▶ [The problem] Write out the entire listing below exactly as it appears, minus any pictures.

▶ [Data segment]
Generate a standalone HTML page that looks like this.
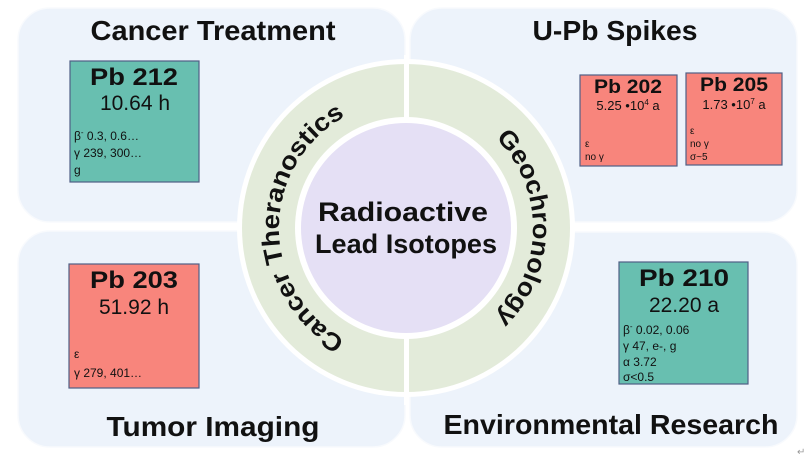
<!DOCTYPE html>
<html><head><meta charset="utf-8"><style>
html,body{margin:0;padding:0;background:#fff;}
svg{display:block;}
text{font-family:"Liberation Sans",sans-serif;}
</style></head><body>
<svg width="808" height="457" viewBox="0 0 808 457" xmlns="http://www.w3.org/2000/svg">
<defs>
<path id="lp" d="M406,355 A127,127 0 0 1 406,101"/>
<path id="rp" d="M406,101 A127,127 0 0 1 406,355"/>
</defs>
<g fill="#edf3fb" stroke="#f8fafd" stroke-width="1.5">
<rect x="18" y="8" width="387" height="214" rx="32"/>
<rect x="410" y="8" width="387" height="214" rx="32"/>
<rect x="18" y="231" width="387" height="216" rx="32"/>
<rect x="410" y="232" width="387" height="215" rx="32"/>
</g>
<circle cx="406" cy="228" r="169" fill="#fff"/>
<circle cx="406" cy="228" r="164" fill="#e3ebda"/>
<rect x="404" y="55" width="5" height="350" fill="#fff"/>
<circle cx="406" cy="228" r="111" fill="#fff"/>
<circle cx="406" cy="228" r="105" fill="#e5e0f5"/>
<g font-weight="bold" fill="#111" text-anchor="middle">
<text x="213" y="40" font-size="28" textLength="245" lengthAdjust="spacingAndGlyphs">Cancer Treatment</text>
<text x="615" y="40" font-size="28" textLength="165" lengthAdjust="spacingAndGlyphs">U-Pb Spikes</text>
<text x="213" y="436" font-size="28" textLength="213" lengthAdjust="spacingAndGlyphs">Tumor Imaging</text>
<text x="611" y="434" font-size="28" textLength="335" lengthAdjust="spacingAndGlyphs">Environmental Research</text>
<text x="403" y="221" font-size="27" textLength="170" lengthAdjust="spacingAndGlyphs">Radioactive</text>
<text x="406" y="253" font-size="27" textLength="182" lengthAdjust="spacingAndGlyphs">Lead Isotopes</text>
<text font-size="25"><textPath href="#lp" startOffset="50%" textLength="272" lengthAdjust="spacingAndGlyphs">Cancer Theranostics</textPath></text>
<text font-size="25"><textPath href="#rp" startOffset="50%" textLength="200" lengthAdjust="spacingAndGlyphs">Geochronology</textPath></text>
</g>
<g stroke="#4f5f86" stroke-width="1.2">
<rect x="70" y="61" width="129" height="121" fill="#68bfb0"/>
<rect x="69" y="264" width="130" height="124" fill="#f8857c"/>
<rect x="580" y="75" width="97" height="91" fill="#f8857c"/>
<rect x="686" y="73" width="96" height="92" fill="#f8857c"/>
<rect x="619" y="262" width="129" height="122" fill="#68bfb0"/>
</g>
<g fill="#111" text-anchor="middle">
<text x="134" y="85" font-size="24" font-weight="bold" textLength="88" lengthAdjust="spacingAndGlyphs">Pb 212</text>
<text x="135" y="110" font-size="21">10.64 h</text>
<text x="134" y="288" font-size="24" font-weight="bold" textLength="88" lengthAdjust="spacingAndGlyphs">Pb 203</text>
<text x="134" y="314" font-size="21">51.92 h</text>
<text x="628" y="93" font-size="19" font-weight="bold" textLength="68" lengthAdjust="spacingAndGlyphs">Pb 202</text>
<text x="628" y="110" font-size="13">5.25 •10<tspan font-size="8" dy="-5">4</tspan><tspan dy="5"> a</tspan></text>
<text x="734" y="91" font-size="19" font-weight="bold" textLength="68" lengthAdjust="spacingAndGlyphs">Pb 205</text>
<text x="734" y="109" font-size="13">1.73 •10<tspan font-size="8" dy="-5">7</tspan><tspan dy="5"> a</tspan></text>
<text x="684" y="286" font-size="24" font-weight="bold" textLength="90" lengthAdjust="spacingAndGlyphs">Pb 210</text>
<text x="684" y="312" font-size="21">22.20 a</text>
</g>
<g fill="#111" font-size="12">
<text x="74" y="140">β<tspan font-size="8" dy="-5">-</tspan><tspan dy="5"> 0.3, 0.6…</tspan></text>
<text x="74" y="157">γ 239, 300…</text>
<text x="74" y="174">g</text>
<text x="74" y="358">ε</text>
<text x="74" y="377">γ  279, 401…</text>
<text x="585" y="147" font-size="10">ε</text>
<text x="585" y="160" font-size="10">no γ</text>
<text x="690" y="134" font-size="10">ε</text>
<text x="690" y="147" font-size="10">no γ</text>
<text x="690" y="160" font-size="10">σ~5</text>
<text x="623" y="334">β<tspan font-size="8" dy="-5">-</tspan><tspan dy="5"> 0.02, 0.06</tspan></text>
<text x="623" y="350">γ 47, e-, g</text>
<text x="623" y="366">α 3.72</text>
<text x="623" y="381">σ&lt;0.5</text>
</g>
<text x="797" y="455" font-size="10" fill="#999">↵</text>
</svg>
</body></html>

▶ [Response to the exercise]
Generate a standalone HTML page that looks like this.
<!DOCTYPE html>
<html><head><meta charset="utf-8"><style>
html,body{margin:0;padding:0;background:#fff;}
svg{display:block;}
text{font-family:"Liberation Sans",sans-serif;}
</style></head><body>
<svg width="808" height="457" viewBox="0 0 808 457" xmlns="http://www.w3.org/2000/svg">
<defs>
<path id="lp" d="M406,355 A127,127 0 0 1 406,101"/>
<path id="rp" d="M406,101 A127,127 0 0 1 406,355"/>
</defs>
<g fill="#edf3fb" stroke="#f8fafd" stroke-width="1.5">
<rect x="18" y="8" width="387" height="214" rx="32"/>
<rect x="410" y="8" width="387" height="214" rx="32"/>
<rect x="18" y="231" width="387" height="216" rx="32"/>
<rect x="410" y="232" width="387" height="215" rx="32"/>
</g>
<circle cx="406" cy="228" r="169" fill="#fff"/>
<circle cx="406" cy="228" r="164" fill="#e3ebda"/>
<rect x="404" y="55" width="5" height="350" fill="#fff"/>
<circle cx="406" cy="228" r="111" fill="#fff"/>
<circle cx="406" cy="228" r="105" fill="#e5e0f5"/>
<g font-weight="bold" fill="#111" text-anchor="middle">
<text x="213" y="40" font-size="28" textLength="245" lengthAdjust="spacingAndGlyphs">Cancer Treatment</text>
<text x="615" y="40" font-size="28" textLength="165" lengthAdjust="spacingAndGlyphs">U-Pb Spikes</text>
<text x="213" y="436" font-size="28" textLength="213" lengthAdjust="spacingAndGlyphs">Tumor Imaging</text>
<text x="611" y="434" font-size="28" textLength="335" lengthAdjust="spacingAndGlyphs">Environmental Research</text>
<text x="403" y="221" font-size="27" textLength="170" lengthAdjust="spacingAndGlyphs">Radioactive</text>
<text x="406" y="253" font-size="27" textLength="182" lengthAdjust="spacingAndGlyphs">Lead Isotopes</text>
<text font-size="25"><textPath href="#lp" startOffset="50%" textLength="272" lengthAdjust="spacingAndGlyphs">Cancer Theranostics</textPath></text>
<text font-size="25"><textPath href="#rp" startOffset="50%" textLength="200" lengthAdjust="spacingAndGlyphs">Geochronology</textPath></text>
</g>
<g stroke="#4f5f86" stroke-width="1.2">
<rect x="70" y="61" width="129" height="121" fill="#68bfb0"/>
<rect x="69" y="264" width="130" height="124" fill="#f8857c"/>
<rect x="580" y="75" width="97" height="91" fill="#f8857c"/>
<rect x="686" y="73" width="96" height="92" fill="#f8857c"/>
<rect x="619" y="262" width="129" height="122" fill="#68bfb0"/>
</g>
<g fill="#111" text-anchor="middle">
<text x="134" y="85" font-size="24" font-weight="bold" textLength="88" lengthAdjust="spacingAndGlyphs">Pb 212</text>
<text x="135" y="110" font-size="21">10.64 h</text>
<text x="134" y="288" font-size="24" font-weight="bold" textLength="88" lengthAdjust="spacingAndGlyphs">Pb 203</text>
<text x="134" y="314" font-size="21">51.92 h</text>
<text x="628" y="93" font-size="19" font-weight="bold" textLength="68" lengthAdjust="spacingAndGlyphs">Pb 202</text>
<text x="628" y="110" font-size="13">5.25 •10<tspan font-size="8" dy="-5">4</tspan><tspan dy="5"> a</tspan></text>
<text x="734" y="91" font-size="19" font-weight="bold" textLength="68" lengthAdjust="spacingAndGlyphs">Pb 205</text>
<text x="734" y="109" font-size="13">1.73 •10<tspan font-size="8" dy="-5">7</tspan><tspan dy="5"> a</tspan></text>
<text x="684" y="286" font-size="24" font-weight="bold" textLength="90" lengthAdjust="spacingAndGlyphs">Pb 210</text>
<text x="684" y="312" font-size="21">22.20 a</text>
</g>
<g fill="#111" font-size="12">
<text x="74" y="140">β<tspan font-size="8" dy="-5">-</tspan><tspan dy="5"> 0.3, 0.6…</tspan></text>
<text x="74" y="157">γ 239, 300…</text>
<text x="74" y="174">g</text>
<text x="74" y="358">ε</text>
<text x="74" y="377">γ  279, 401…</text>
<text x="585" y="147" font-size="10">ε</text>
<text x="585" y="160" font-size="10">no γ</text>
<text x="690" y="134" font-size="10">ε</text>
<text x="690" y="147" font-size="10">no γ</text>
<text x="690" y="160" font-size="10">σ~5</text>
<text x="623" y="334">β<tspan font-size="8" dy="-5">-</tspan><tspan dy="5"> 0.02, 0.06</tspan></text>
<text x="623" y="350">γ 47, e-, g</text>
<text x="623" y="366">α 3.72</text>
<text x="623" y="381">σ&lt;0.5</text>
</g>
<text x="797" y="455" font-size="10" fill="#999">↵</text>
</svg>
</body></html>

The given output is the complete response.